- YOUR INSTRUCTIONS -
Everything from the first line of the data through the line with "import * as" is to be echoed exactly, minus the pictures.

Rows from a dataset of charts and code:
+++

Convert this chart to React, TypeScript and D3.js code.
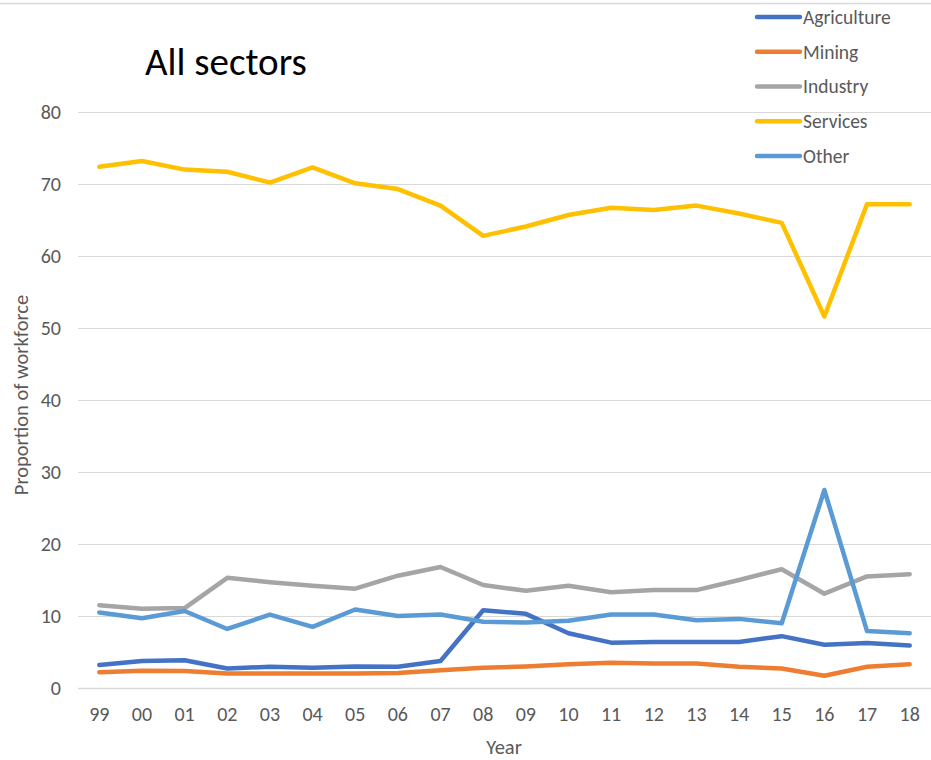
import React, { useEffect, useRef } from "react";
import * as d3 from "d3";

const years = ["99","00","01","02","03","04","05","06","07","08","09","10","11","12","13","14","15","16","17","18"];
const agriculture = [3.2,3.75,3.85,2.7,2.95,2.8,3.0,2.95,3.75,10.8,10.3,7.6,6.3,6.4,6.4,6.4,7.2,6.0,6.25,5.9];
const mining = [2.2,2.4,2.35,2.0,2.0,2.0,2.0,2.1,2.45,2.8,3.0,3.3,3.5,3.4,3.4,2.95,2.7,1.7,2.95,3.3];
const industry = [11.5,11.0,11.1,15.3,14.7,14.2,13.8,15.6,16.8,14.3,13.5,14.2,13.3,13.6,13.6,15.0,16.5,13.1,15.5,15.8];
const services = [72.4,73.2,72.0,71.7,70.2,72.3,70.1,69.3,67.0,62.8,64.1,65.7,66.7,66.4,67.0,65.9,64.6,51.6,67.2,67.2];
const other = [10.5,9.7,10.7,8.2,10.2,8.5,10.9,10.0,10.2,9.2,9.1,9.35,10.2,10.2,9.4,9.6,9.0,27.5,7.9,7.6];
const yTicks = [0,10,20,30,40,50,60,70,80];
const seriesNames = ["Agriculture","Mining","Industry","Services","Other"];
const seriesColors = ["#4472C4","#ED7D31","#A5A5A5","#FFC000","#5B9BD5"];
const seriesData = [agriculture, mining, industry, services, other];

const W = 931, H = 760;
const FONT = "Carlito, Lato, 'Open Sans', sans-serif";

export default function App() {
  const ref = useRef<SVGSVGElement>(null);
  useEffect(() => {
    const svg = d3.select(ref.current);
    svg.selectAll("*").remove();
    const x = d3.scaleBand<string>().domain(years).range([78, 931]);
    const y = d3.scaleLinear().domain([0, 80]).range([688, 112]);

    // top border
    svg.append("line").attr("x1", 0).attr("x2", W).attr("y1", 3.5).attr("y2", 3.5)
      .attr("stroke", "#D9D9D9").attr("stroke-width", 1.5);

    // gridlines
    svg.append("g").selectAll("line").data(yTicks).join("line")
      .attr("x1", 78).attr("x2", 931)
      .attr("y1", d => y(d) + 0.5).attr("y2", d => y(d) + 0.5)
      .attr("stroke", "#D9D9D9").attr("stroke-width", d => d === 0 ? 1.5 : 1.2);

    // y tick labels
    svg.append("g").selectAll("text").data(yTicks).join("text")
      .attr("x", 61).attr("y", d => y(d)).attr("dy", "0.35em")
      .attr("text-anchor", "end").attr("font-family", FONT).attr("font-size", 20)
      .attr("fill", "#595959").text(d => String(d));

    // x tick labels
    svg.append("g").selectAll("text").data(years).join("text")
      .attr("x", d => (x(d) as number) + x.bandwidth() / 2).attr("y", 714).attr("dy", "0.35em")
      .attr("text-anchor", "middle").attr("font-family", FONT).attr("font-size", 20)
      .attr("fill", "#595959").text(d => d);

    // axis titles
    svg.append("text").attr("x", 504).attr("y", 747).attr("dy", "0.35em")
      .attr("text-anchor", "middle").attr("font-family", FONT).attr("font-size", 20.5)
      .attr("fill", "#595959").text("Year");
    svg.append("text").attr("transform", "translate(21,395) rotate(-90)").attr("dy", "0.35em")
      .attr("text-anchor", "middle").attr("font-family", FONT).attr("font-size", 20.5)
      .attr("fill", "#595959").text("Proportion of workforce");

    // title
    svg.append("text").attr("x", 145).attr("y", 61).attr("dy", "0.35em")
      .attr("font-family", FONT).attr("font-size", 39).attr("fill", "#000").text("All sectors");

    // lines
    const line = d3.line<number>()
      .x((_, i) => (x(years[i]) as number) + x.bandwidth() / 2)
      .y(d => y(d));
    svg.append("g").selectAll("path").data(seriesData).join("path")
      .attr("d", d => line(d))
      .attr("fill", "none")
      .attr("stroke", (_, i) => seriesColors[i])
      .attr("stroke-width", 4.5)
      .attr("stroke-linejoin", "round")
      .attr("stroke-linecap", "round");

    // legend
    const lg = svg.append("g").selectAll("g").data(seriesNames).join("g")
      .attr("transform", (_, i) => `translate(0,${17 + i * 34.75})`);
    lg.append("line").attr("x1", 757).attr("x2", 800).attr("y1", 0).attr("y2", 0)
      .attr("stroke", (_, i) => seriesColors[i]).attr("stroke-width", 4.5).attr("stroke-linecap", "round");
    lg.append("text").attr("x", 803).attr("y", 0).attr("dy", "0.35em")
      .attr("font-family", FONT).attr("font-size", 19.5).attr("fill", "#595959").text(d => d);
  }, []);
  return (
    <svg ref={ref} width={W} height={H} style={{ position: "absolute", left: 0, top: 0, background: "#fff" }} />
  );
}
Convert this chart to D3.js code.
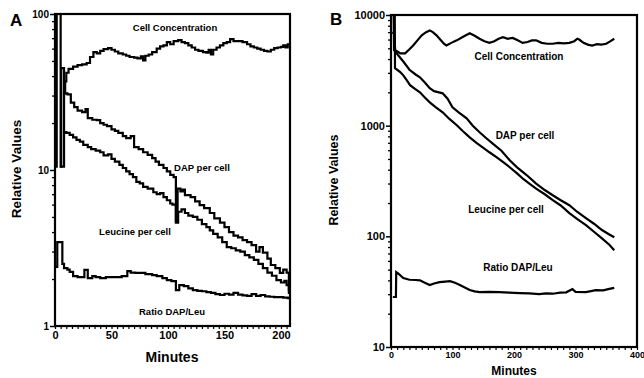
<!DOCTYPE html>
<html><head><meta charset="utf-8">
<script src="https://cdn.jsdelivr.net/npm/d3@7"></script>
<style>
html,body{margin:0;padding:0;background:#fff;}
svg{display:block;}
text{font-family:"Liberation Sans",Arial,sans-serif;font-weight:bold;fill:#000;}
</style></head>
<body>
<svg id="chart" width="644" height="378"></svg>
<script>
// ---------- Panel A data (minutes, relative value) ----------
const aCell = [[0,10.5],[1.5,110],[5,10.5],[8,31],[9,37],[10,42],[12,44.5],[16,46],[20,47],[24,47.5],[28,48.5],[31,53],[34,57],[37,56],[40,58],[43,59.5],[47,60.5],[50,59],[53,57.5],[56,56],[60,55],[63,54],[66,53],[70,52.5],[73,52],[76,53.5],[78,50.5],[80,54],[83,55],[86,57],[90,60],[93,62],[96,63],[99,66],[102,64],[105,67],[109,68],[112,66],[115,65],[118,63],[121,61],[124,59],[127,58],[131,57],[134,56.5],[136,59],[138,55],[140,59],[143,61],[146,63],[149,65],[152,66],[155,69],[158,67],[162,67],[166,66],[170,64],[173,62],[176,61],[179,60],[182,59],[185,58],[188,57.5],[191,59],[194,60.5],[197,61],[200,61.5],[202,63],[204,61],[206,64],[208,65]];
const aDAP = [[4.5,10.5],[5.5,45],[8,31],[11,30.5],[14,27],[17,25.3],[20,24],[24,23.5],[27,24.6],[29,21.5],[33,21],[37,20.9],[40,20],[43,19.5],[46,19.1],[50,18.2],[53,17.8],[56,17.3],[60,16.5],[63,16],[67,16.5],[70,14],[74,13.6],[78,13],[82,12.5],[86,11.9],[89,11.3],[92,10.8],[96,10.3],[99,9.8],[102,9.3],[105,9.0],[107,4.7],[108.5,7.6],[111,7.3],[113,7.5],[115,6.9],[118,6.9],[120,6.7],[124,6.3],[128,5.95],[132,5.7],[137,5.3],[141,4.9],[146,4.6],[150,4.3],[154,4.0],[158,3.8],[162,3.7],[166,3.55],[170,3.45],[174,3.3],[178,3.0],[181,3.2],[184,2.95],[188,2.7],[191,2.46],[195,2.35],[199,2.19],[202,2.3],[205,2.2],[207,1.7],[208,1.7]];
const aLeu = [[7,17.5],[10,17.3],[13,16.8],[16,16.2],[19,15.6],[22,15.2],[25,14.5],[29,14.0],[32,13.6],[36,13.3],[40,13.0],[43,12.4],[47,12.6],[50,11.8],[53,11.3],[57,10.8],[60,10.3],[63,9.8],[66,9.4],[69,9.0],[72,8.4],[75,8.2],[78,7.8],[82,7.6],[87,7.2],[90,7.0],[93,7.1],[96,6.7],[99,6.4],[102,6.1],[104,6.0],[107,4.6],[109,5.4],[112,5.6],[115,5.3],[118,5.1],[122,5.0],[126,4.8],[130,4.5],[134,4.3],[137,4.1],[140,3.9],[144,3.7],[148,3.45],[152,3.2],[156,3.15],[160,3.05],[164,3.0],[168,2.85],[172,2.75],[176,2.65],[180,2.5],[184,2.35],[188,2.2],[192,2.1],[196,1.97],[200,1.9],[203,1.95],[205,1.83],[207,1.63],[208,1.63]];
const aRatio = [[0,2.39],[2,3.45],[6.5,2.5],[8,2.35],[11,2.3],[13,2.22],[16,2.09],[20,2.06],[26,2.29],[29,2.03],[33,2.09],[36,2.06],[40,2.03],[45,2.06],[50,2.06],[55,2.06],[59,2.09],[64,2.25],[67,2.2],[71,2.19],[75,2.19],[80,2.15],[86,2.12],[90,2.09],[95,2.03],[99,1.97],[103,1.94],[107,1.70],[110,1.83],[114,1.80],[118,1.74],[122,1.70],[126,1.68],[130,1.67],[134,1.65],[138,1.63],[142,1.60],[146,1.58],[150,1.61],[154,1.59],[158,1.63],[162,1.59],[166,1.57],[170,1.56],[174,1.60],[178,1.56],[182,1.58],[186,1.55],[190,1.54],[194,1.53],[198,1.53],[202,1.52],[206,1.51],[208,1.51]];

// ---------- Panel B data ----------
const bCell = [[0,14000],[4,14000],[5,4800],[10,4700],[15,4500],[23,4500],[30,4900],[36,5300],[43,5900],[50,6550],[57,7000],[63,7260],[68,7000],[74,6550],[80,6000],[86,5500],[90,5300],[98,5600],[107,5900],[118,6400],[128,6830],[136,6500],[144,6100],[152,5800],[160,5600],[168,5800],[175,6100],[182,6300],[190,6100],[198,6200],[206,5900],[214,5600],[222,5700],[229,5900],[236,5900],[245,5600],[254,5500],[263,5500],[272,5600],[281,5550],[290,5600],[298,5800],[303,6100],[306,6000],[313,5600],[320,5400],[327,5300],[335,5450],[342,5400],[350,5500],[357,5800],[363,6100]];
const bDAP = [[2,6900],[5,6900],[7,4700],[12,4300],[20,3800],[30,3200],[40,2900],[47,2735],[55,2450],[63,2180],[70,2050],[78,2000],[84,1960],[92,1750],[100,1466],[110,1320],[123,1164],[133,1000],[144,871],[155,770],[165,693],[180,590],[193,487],[205,420],[220,360],[236,300],[250,262],[263,235],[276,212],[290,191],[303,166],[317,146],[330,130],[343,114],[355,104],[363,98]];
const bLeu = [[6,14000],[6.5,3300],[10,3200],[15,3050],[20,2850],[25,2600],[31,2320],[39,2150],[47,2000],[55,1800],[63,1625],[72,1480],[84,1320],[95,1150],[107,1009],[117,890],[128,785],[139,700],[149,638],[160,575],[172,518],[183,465],[193,421],[205,370],[215,330],[225,300],[236,270],[250,240],[263,212],[276,190],[290,162],[303,143],[317,126],[330,110],[343,96],[355,84],[363,75]];
const bRatio = [[3,28.3],[8,28.3],[8.5,47.5],[12,46],[20,42],[30,40.5],[40,40.3],[47,40],[55,38],[63,36.3],[70,37.5],[79,38.6],[88,39],[96,39.4],[104,38],[112,36.3],[120,34.5],[128,32.7],[136,31.8],[144,31.3],[160,31.5],[176,31.3],[192,31],[209,30.7],[225,30.5],[241,30],[252,30.5],[263,30.3],[275,31],[285,31.2],[295,33.4],[300,31.5],[317,31.3],[325,32],[333,32.7],[345,32.5],[355,33.5],[363,34.2]];

// ---------- Ticks ----------
const aXTicks = [0,50,100,150,200];
const aYTicks = [1,10,100];
const bXTicks = [0,100,200,300,400];
const bYTicks = [10,100,1000,10000];

const svg = d3.select("#chart");
svg.append("rect").attr("width",644).attr("height",378).attr("fill","#fff");

function minorLog(lo, hi){
  const out=[];
  for(let d=lo; d<hi; d*=10) for(let k=2;k<=9;k++) out.push(d*k);
  return out;
}

function panel(cfg){
  const g = svg.append("g");
  const x = d3.scaleLinear().domain(cfg.xDom).range(cfg.xRange);
  const y = d3.scaleLog().domain(cfg.yDom).range(cfg.yRange);
  const [x0,x1]=cfg.xRange, [y0,y1]=cfg.yRange; // y0 bottom, y1 top

  const cid = "clip"+cfg.id;
  svg.append("clipPath").attr("id",cid).append("rect")
    .attr("x",x0).attr("y",y1).attr("width",x1-x0).attr("height",y0-y1);

  // minor y ticks
  g.append("g").attr("transform",`translate(${x0},0)`)
    .call(d3.axisLeft(y).tickValues(minorLog(cfg.yDom[0],cfg.yDom[1])).tickSize(3).tickFormat(""))
    .call(s=>{s.select(".domain").remove(); s.selectAll("line").attr("stroke-width",1.3);});
  // major y ticks
  g.append("g").attr("transform",`translate(${x0},0)`)
    .call(d3.axisLeft(y).tickValues(cfg.yTicks).tickSize(5).tickPadding(1).tickFormat(d3.format("d")))
    .call(s=>{s.select(".domain").remove(); s.selectAll("line").attr("stroke-width",1.5);
      s.selectAll("text").style("font-size",cfg.yFont+"px").attr("font-family","Liberation Sans, Arial, sans-serif").attr("font-weight","bold");});
  // minor x ticks
  g.append("g").attr("transform",`translate(0,${y0})`)
    .call(d3.axisBottom(x).tickValues(d3.range(cfg.xDom[0],cfg.xDom[1]+0.01,cfg.xMinor)).tickSize(3).tickFormat(""))
    .call(s=>{s.select(".domain").remove(); s.selectAll("line").attr("stroke-width",1.2);});
  // x labels
  g.append("g").attr("transform",`translate(0,${y0})`)
    .call(d3.axisBottom(x).tickValues(cfg.xTicks).tickSize(0).tickPadding(cfg.xPad).tickFormat(d3.format("d")))
    .call(s=>{s.select(".domain").remove();
      s.selectAll("text").style("font-size",cfg.xFont+"px").attr("font-family","Liberation Sans, Arial, sans-serif").attr("font-weight","bold");});

  // frame
  g.append("rect").attr("x",x0).attr("y",y1).attr("width",x1-x0).attr("height",y0-y1)
    .attr("fill","none").attr("stroke","#000").attr("stroke-width",2.2);

  const line = d3.line().x(d=>x(d[0])).y(d=>y(d[1])).curve(cfg.curve);
  const lg = g.append("g").attr("clip-path",`url(#${cid})`);
  cfg.series.forEach(s=>{
    lg.append("path").attr("d",line(s)).attr("fill","none").attr("stroke","#000")
      .attr("stroke-width",cfg.lw).attr("stroke-linejoin","miter");
  });

  cfg.labels.forEach(l=>{
    g.append("text").attr("x",l[1]).attr("y",l[2]).attr("text-anchor","middle")
      .style("font-size",l[3]+"px").text(l[0]);
  });
  // axis titles
  g.append("text").attr("x",cfg.xt[0]).attr("y",cfg.xt[1]).attr("text-anchor","middle")
    .style("font-size",cfg.xt[2]+"px").text("Minutes");
  g.append("text").attr("transform",`translate(${cfg.yt[0]},${cfg.yt[1]}) rotate(-90)`).attr("text-anchor","middle")
    .style("font-size",cfg.yt[2]+"px").text("Relative Values");
  g.append("text").attr("x",cfg.letter[1]).attr("y",cfg.letter[2]).style("font-size",cfg.letter[3]+"px")
    .style("font-weight","900").text(cfg.letter[0]);
}

panel({
  id:"A", xDom:[0,208], xRange:[55,290], yDom:[1,100], yRange:[326,14],
  yTicks:aYTicks, xTicks:aXTicks, xMinor:5, yFont:10, xFont:11, xPad:5,
  curve:d3.curveStepAfter, lw:2.2,
  series:[aCell,aDAP,aLeu,aRatio],
  labels:[["Cell Concentration",175,31,9.5],["DAP per cell",202,171,9.5],["Leucine per cell",135,235,9.5],["Ratio DAP/Leu",172,315,9.5]],
  xt:[172,362,14], yt:[21,169,13.5], letter:["A",10,26,17]
});
panel({
  id:"B", xDom:[0,400], xRange:[391,637], yDom:[10,10000], yRange:[347,15],
  yTicks:bYTicks, xTicks:bXTicks, xMinor:10, yFont:11, xFont:9, xPad:5,
  curve:d3.curveLinear, lw:2.2,
  series:[bCell,bDAP,bLeu,bRatio],
  labels:[["Cell Concentration",519,60,10],["DAP per cell",525,139,10],["Leucine per cell",506,213,10],["Ratio DAP/Leu",518,271,10]],
  xt:[514,375,12], yt:[338,180,12.5], letter:["B",330,25,17]
});
</script>
</body></html>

+++

- WRITTEN SOLUTION -
Convert this chart to React, TypeScript and D3.js code.
import React, { useEffect, useRef } from "react";
import * as d3 from "d3";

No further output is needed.